Nothing outside the range is to be copied. From the entries below, reproduce exactly the lines starting at the one with "Reproduce this chart with matplotlib." and ending at the one with "33.9, 32.8, 34.2, 35.05, 35.2]", without pictures.

Stored data entries
········
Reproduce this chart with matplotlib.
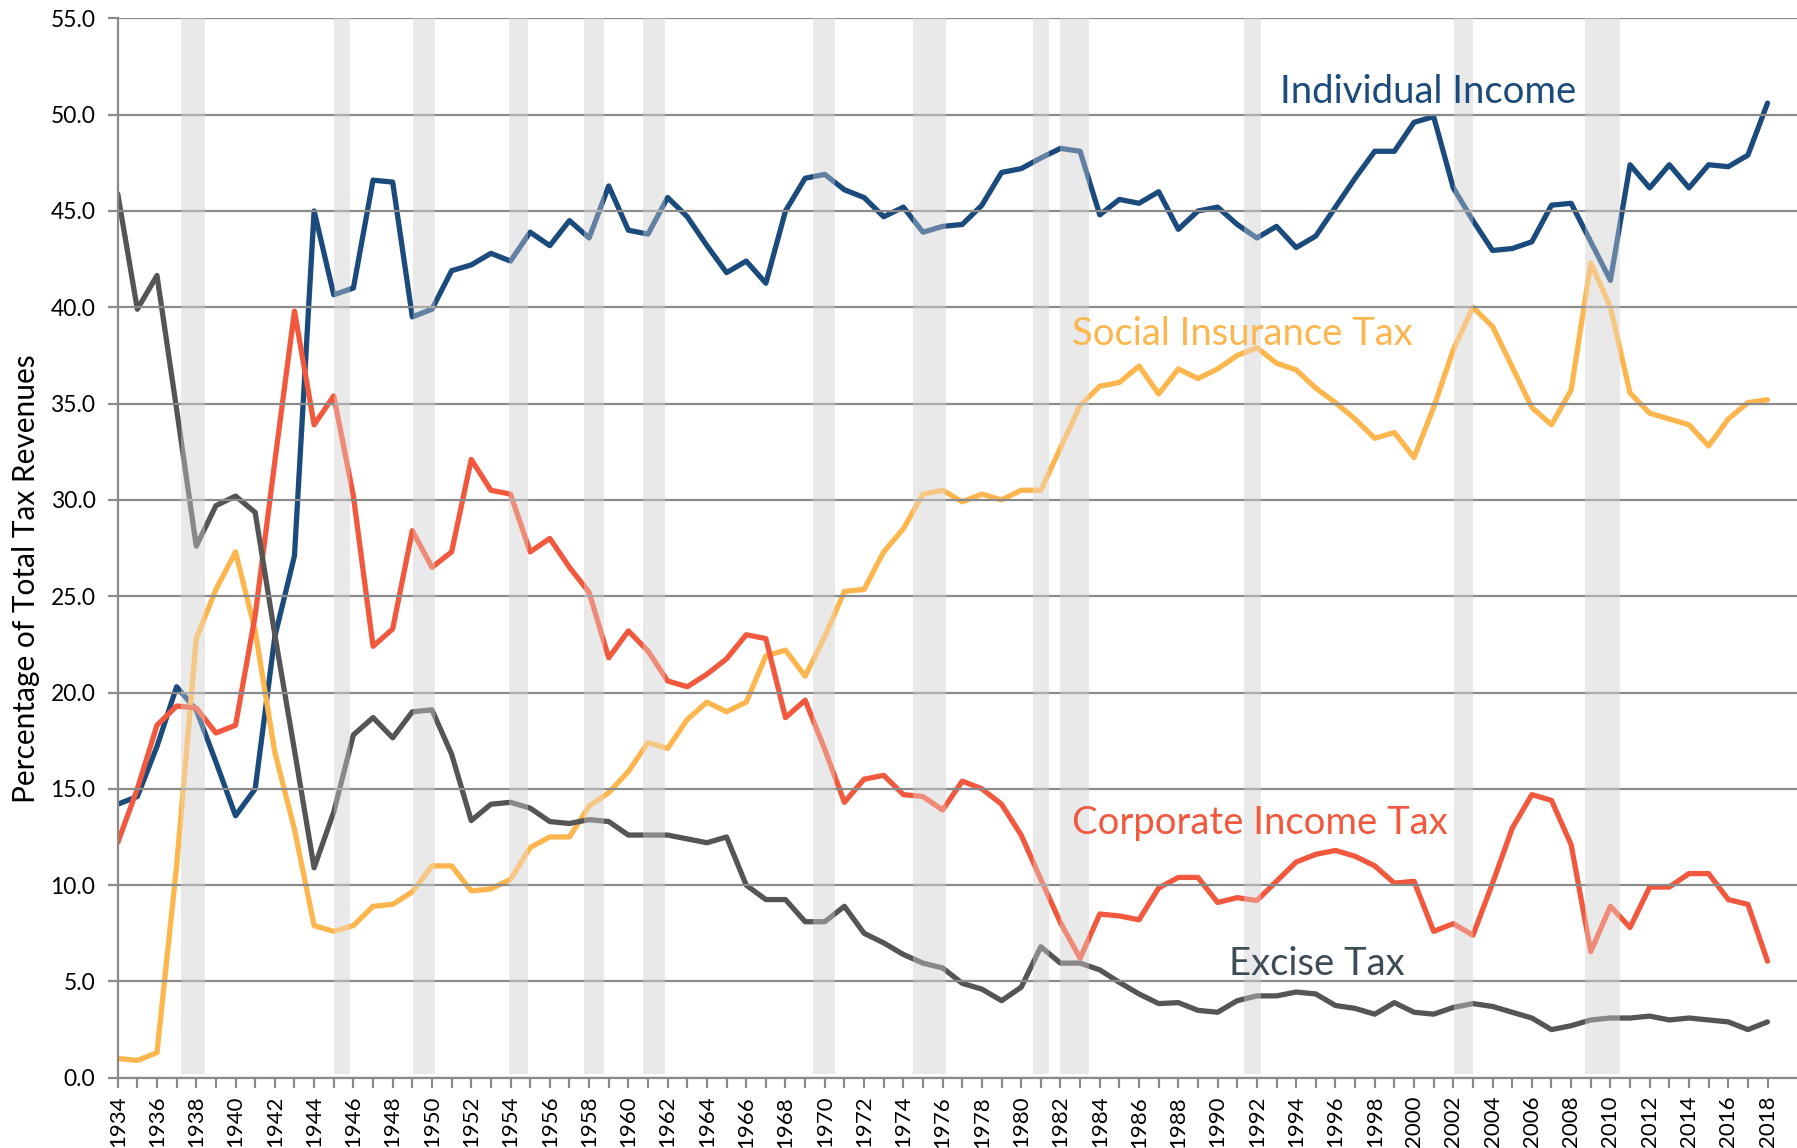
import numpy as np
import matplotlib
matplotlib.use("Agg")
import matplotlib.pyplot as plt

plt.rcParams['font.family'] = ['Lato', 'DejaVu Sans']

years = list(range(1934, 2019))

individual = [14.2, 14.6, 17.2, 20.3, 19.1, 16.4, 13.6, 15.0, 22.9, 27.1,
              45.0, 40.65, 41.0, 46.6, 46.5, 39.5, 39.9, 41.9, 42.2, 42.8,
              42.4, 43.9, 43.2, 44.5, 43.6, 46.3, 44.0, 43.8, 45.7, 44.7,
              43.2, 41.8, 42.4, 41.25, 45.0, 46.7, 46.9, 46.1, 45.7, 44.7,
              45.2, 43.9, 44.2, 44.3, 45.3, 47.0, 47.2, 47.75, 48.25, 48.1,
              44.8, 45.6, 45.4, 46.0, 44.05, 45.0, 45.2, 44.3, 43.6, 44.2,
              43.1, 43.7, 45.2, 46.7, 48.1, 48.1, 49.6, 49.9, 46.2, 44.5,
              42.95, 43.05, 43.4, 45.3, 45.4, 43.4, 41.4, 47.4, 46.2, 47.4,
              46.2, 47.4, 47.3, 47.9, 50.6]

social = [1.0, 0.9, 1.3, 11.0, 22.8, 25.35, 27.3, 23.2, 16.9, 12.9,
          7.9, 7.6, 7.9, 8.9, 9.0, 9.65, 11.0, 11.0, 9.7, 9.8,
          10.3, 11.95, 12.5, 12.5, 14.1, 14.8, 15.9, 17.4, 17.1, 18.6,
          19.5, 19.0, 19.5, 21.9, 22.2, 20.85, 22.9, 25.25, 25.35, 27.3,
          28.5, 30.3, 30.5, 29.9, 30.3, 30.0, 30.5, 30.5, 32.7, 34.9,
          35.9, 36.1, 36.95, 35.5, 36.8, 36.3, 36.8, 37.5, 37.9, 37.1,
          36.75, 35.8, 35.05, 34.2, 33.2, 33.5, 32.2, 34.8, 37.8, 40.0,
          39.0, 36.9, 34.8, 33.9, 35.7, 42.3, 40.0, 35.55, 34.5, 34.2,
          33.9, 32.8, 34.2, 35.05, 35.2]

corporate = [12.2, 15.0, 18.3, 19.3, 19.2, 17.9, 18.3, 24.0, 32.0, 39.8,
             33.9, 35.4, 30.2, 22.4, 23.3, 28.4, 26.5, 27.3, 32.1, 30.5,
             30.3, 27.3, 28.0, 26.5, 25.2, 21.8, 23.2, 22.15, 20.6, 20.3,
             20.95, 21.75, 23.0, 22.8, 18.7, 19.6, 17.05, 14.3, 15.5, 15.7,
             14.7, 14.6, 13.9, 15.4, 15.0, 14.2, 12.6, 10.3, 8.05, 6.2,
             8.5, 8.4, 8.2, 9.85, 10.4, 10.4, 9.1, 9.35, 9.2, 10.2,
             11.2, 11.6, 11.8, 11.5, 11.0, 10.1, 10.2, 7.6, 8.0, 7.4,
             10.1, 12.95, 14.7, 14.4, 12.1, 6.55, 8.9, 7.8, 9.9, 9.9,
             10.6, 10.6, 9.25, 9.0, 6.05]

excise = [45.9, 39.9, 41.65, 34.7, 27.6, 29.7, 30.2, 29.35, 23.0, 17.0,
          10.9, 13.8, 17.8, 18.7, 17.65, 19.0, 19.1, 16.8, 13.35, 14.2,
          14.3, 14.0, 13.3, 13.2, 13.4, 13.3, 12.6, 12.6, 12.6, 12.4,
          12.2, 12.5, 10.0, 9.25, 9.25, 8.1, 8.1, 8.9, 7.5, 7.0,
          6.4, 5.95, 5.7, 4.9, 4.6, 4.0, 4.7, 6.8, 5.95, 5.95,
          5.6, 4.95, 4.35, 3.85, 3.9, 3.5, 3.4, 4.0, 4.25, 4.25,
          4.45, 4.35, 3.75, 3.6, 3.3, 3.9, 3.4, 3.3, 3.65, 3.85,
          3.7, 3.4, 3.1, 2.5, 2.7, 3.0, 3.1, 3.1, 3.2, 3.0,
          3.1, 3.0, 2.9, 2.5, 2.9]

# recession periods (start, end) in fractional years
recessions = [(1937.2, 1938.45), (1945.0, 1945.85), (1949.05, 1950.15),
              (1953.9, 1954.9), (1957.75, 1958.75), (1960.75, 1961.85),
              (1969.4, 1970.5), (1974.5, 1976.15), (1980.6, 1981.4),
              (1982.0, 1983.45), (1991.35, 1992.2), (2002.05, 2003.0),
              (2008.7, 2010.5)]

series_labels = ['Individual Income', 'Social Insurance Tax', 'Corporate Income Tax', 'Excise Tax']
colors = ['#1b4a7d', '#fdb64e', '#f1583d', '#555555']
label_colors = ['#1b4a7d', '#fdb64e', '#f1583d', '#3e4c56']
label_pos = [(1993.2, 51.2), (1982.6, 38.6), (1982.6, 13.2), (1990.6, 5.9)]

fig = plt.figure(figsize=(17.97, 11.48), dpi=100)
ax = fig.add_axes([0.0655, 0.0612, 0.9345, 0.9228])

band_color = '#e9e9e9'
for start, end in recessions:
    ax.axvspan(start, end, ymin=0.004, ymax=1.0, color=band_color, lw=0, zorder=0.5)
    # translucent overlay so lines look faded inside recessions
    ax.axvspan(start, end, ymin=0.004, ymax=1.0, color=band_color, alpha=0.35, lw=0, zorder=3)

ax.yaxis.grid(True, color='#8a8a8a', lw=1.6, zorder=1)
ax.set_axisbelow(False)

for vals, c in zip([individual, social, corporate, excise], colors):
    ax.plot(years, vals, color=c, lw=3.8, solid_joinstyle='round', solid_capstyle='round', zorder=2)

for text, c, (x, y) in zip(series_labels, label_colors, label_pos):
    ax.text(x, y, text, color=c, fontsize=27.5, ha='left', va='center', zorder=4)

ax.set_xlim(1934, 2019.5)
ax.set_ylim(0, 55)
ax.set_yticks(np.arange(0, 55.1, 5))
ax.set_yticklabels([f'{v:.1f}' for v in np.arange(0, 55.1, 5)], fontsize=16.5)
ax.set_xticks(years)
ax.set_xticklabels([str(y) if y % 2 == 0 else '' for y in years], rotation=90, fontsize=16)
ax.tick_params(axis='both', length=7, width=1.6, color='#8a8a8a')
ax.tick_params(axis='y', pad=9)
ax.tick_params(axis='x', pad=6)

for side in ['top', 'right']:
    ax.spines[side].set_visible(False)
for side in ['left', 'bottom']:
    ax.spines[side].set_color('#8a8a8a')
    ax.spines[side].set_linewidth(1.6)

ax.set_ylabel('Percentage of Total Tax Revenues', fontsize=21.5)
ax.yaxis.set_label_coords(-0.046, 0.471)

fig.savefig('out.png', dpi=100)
········
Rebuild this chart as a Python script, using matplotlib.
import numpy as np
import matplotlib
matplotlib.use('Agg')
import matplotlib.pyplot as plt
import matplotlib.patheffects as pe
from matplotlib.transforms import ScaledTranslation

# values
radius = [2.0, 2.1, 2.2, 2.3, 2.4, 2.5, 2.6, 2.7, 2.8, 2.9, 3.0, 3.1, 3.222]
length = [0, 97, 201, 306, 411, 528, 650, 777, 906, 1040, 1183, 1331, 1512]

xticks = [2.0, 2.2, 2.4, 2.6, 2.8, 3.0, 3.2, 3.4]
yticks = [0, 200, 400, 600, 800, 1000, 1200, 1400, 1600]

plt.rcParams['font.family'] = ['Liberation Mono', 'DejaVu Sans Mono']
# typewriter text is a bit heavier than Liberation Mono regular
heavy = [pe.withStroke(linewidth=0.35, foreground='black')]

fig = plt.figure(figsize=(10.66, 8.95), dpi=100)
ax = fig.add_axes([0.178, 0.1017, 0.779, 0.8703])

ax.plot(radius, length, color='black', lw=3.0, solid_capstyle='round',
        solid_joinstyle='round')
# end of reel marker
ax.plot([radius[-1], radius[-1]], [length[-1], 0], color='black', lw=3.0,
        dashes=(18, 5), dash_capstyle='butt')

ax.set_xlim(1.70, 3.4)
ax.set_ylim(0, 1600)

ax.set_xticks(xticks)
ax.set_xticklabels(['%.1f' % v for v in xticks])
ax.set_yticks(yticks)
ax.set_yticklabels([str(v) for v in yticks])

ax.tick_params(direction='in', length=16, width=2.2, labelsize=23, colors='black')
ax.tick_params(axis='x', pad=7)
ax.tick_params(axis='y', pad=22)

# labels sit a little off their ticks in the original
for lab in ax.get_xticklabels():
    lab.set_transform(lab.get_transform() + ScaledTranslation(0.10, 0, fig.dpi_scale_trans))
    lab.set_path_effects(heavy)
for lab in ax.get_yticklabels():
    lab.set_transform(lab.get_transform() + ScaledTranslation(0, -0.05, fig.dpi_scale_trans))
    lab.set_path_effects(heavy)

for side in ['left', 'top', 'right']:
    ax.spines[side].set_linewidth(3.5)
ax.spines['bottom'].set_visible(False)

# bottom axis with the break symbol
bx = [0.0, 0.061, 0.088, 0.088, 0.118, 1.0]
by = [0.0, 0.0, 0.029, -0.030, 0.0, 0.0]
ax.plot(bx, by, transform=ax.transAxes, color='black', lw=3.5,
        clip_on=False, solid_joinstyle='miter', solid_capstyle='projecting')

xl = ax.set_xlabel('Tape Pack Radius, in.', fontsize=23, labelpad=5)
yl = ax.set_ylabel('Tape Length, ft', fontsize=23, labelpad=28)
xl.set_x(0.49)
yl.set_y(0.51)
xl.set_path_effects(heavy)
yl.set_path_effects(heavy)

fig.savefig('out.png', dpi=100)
········
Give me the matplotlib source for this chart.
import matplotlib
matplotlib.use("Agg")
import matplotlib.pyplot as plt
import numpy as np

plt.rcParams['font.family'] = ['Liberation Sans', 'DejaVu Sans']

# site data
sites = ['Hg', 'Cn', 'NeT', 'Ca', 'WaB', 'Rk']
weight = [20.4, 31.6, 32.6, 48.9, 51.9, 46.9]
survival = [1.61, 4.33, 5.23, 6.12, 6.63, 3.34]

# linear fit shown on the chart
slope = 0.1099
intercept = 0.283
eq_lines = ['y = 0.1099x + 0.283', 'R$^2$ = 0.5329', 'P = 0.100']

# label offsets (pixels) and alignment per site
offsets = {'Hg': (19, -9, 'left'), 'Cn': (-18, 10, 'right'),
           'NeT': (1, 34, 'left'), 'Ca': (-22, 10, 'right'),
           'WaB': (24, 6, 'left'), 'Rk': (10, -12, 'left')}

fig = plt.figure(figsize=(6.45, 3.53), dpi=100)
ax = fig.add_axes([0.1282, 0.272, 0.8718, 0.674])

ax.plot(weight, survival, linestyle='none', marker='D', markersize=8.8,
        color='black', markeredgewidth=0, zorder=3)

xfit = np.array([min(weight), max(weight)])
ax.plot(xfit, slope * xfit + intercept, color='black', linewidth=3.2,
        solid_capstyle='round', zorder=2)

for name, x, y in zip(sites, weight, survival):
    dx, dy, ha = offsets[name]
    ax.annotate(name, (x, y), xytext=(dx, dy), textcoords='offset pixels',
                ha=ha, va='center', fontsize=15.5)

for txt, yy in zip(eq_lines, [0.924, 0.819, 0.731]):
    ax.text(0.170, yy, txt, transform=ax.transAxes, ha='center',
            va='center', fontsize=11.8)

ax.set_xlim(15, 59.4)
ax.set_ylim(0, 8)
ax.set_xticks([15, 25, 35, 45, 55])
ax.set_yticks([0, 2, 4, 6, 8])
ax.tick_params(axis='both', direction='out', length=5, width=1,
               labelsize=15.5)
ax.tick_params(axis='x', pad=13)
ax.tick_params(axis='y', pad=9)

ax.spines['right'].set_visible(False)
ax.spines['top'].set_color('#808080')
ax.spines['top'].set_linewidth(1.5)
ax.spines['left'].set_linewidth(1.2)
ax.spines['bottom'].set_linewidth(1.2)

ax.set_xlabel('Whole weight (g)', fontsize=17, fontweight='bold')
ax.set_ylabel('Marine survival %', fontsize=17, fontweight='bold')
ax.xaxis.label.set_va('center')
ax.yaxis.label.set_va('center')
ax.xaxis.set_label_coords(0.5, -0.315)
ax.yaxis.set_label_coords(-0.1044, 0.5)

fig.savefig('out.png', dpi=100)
········
• [Exercise solution]
Reproduce this chart with matplotlib.
import numpy as np
import matplotlib
matplotlib.use("Agg")
import matplotlib.pyplot as plt

plt.rcParams['font.family'] = ['Lato', 'DejaVu Sans']

years = list(range(1934, 2019))

individual = [14.2, 14.6, 17.2, 20.3, 19.1, 16.4, 13.6, 15.0, 22.9, 27.1,
              45.0, 40.65, 41.0, 46.6, 46.5, 39.5, 39.9, 41.9, 42.2, 42.8,
              42.4, 43.9, 43.2, 44.5, 43.6, 46.3, 44.0, 43.8, 45.7, 44.7,
              43.2, 41.8, 42.4, 41.25, 45.0, 46.7, 46.9, 46.1, 45.7, 44.7,
              45.2, 43.9, 44.2, 44.3, 45.3, 47.0, 47.2, 47.75, 48.25, 48.1,
              44.8, 45.6, 45.4, 46.0, 44.05, 45.0, 45.2, 44.3, 43.6, 44.2,
              43.1, 43.7, 45.2, 46.7, 48.1, 48.1, 49.6, 49.9, 46.2, 44.5,
              42.95, 43.05, 43.4, 45.3, 45.4, 43.4, 41.4, 47.4, 46.2, 47.4,
              46.2, 47.4, 47.3, 47.9, 50.6]

social = [1.0, 0.9, 1.3, 11.0, 22.8, 25.35, 27.3, 23.2, 16.9, 12.9,
          7.9, 7.6, 7.9, 8.9, 9.0, 9.65, 11.0, 11.0, 9.7, 9.8,
          10.3, 11.95, 12.5, 12.5, 14.1, 14.8, 15.9, 17.4, 17.1, 18.6,
          19.5, 19.0, 19.5, 21.9, 22.2, 20.85, 22.9, 25.25, 25.35, 27.3,
          28.5, 30.3, 30.5, 29.9, 30.3, 30.0, 30.5, 30.5, 32.7, 34.9,
          35.9, 36.1, 36.95, 35.5, 36.8, 36.3, 36.8, 37.5, 37.9, 37.1,
          36.75, 35.8, 35.05, 34.2, 33.2, 33.5, 32.2, 34.8, 37.8, 40.0,
          39.0, 36.9, 34.8, 33.9, 35.7, 42.3, 40.0, 35.55, 34.5, 34.2,
          33.9, 32.8, 34.2, 35.05, 35.2]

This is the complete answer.